COLUMBUS – Students taking AP Government at Butler High School were in for quite a treat on Wednesday January 27. One hundred eligible students hopped on a bus and made their way to Columbus to visit the Ohio Statehouse.
Once everyone had passed through security, they were led to the House of Representatives where they met their very own representative, Mike Henne. Representative Henne had quite the handful with 100 young adults but he calmly had the students sit at the representatives’ desks and explained the legislative process.
Shortly after, the giant electronic boards flickered and “Bill 485” was now open for discussion by your very own Butler scholars. The topic was whether or not the drinking age should be lowered to 18.

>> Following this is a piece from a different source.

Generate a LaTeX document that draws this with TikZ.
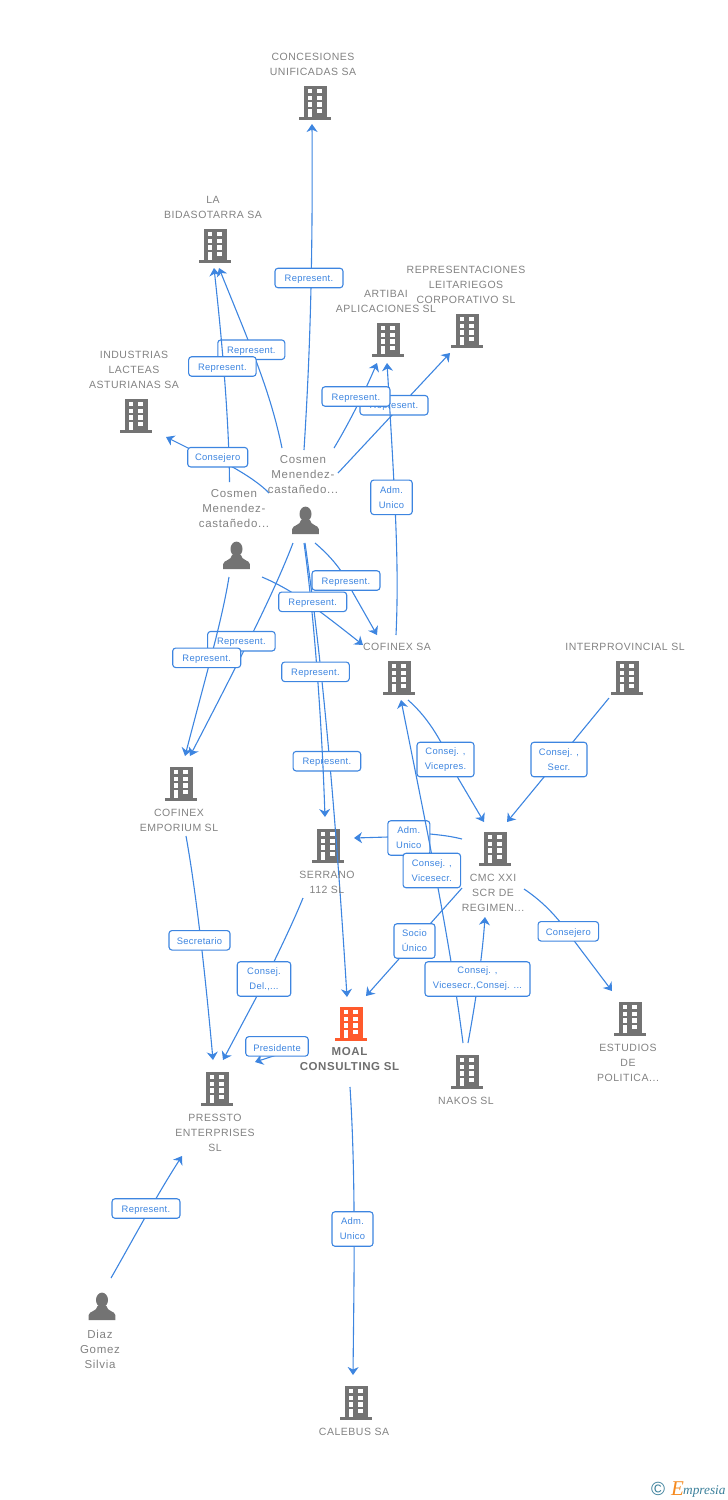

Representative Henne started the discussion claiming, “If men are old enough at 18 to serve their country and make the biggest sacrifice, then they should be allowed to consume alcohol.”
Students Sam Penewit, Jordan Green, Brooklyn Warren, Shivam Patel, Matthew Berry, Claire Long, and teacher Mrs. Baker all shared their opinions on the topic with the permission of the House Speaker, Sean Luttrell. After the debate came to a close, the students voted on the bill. Surprisingly, the room of 17 and 18-year-old students voted the bill down, with a tally of 44 for and 55 against.
After the mock session, Mr. Henne explained his daily responsibilities which consist mainly of voting on legislation and campaigning for his next election. After that, he had to depart to prepare for an actual House session.
The students were then taken out on a tour of the Ohio Statehouse from the Senate floor to the newest addition to the Statehouse, the atrium.
When Ryan Townsend was asked how he thought the trip was beneficial, he stated, “The mock trial gave me a clear picture of how the House in Ohio works and operates. It was pretty cool to experience it in person, and to see the history of the Statehouse.”
The day was full of newly gained knowledge and many new memories that these students will be able to look back on for the rest of their lives.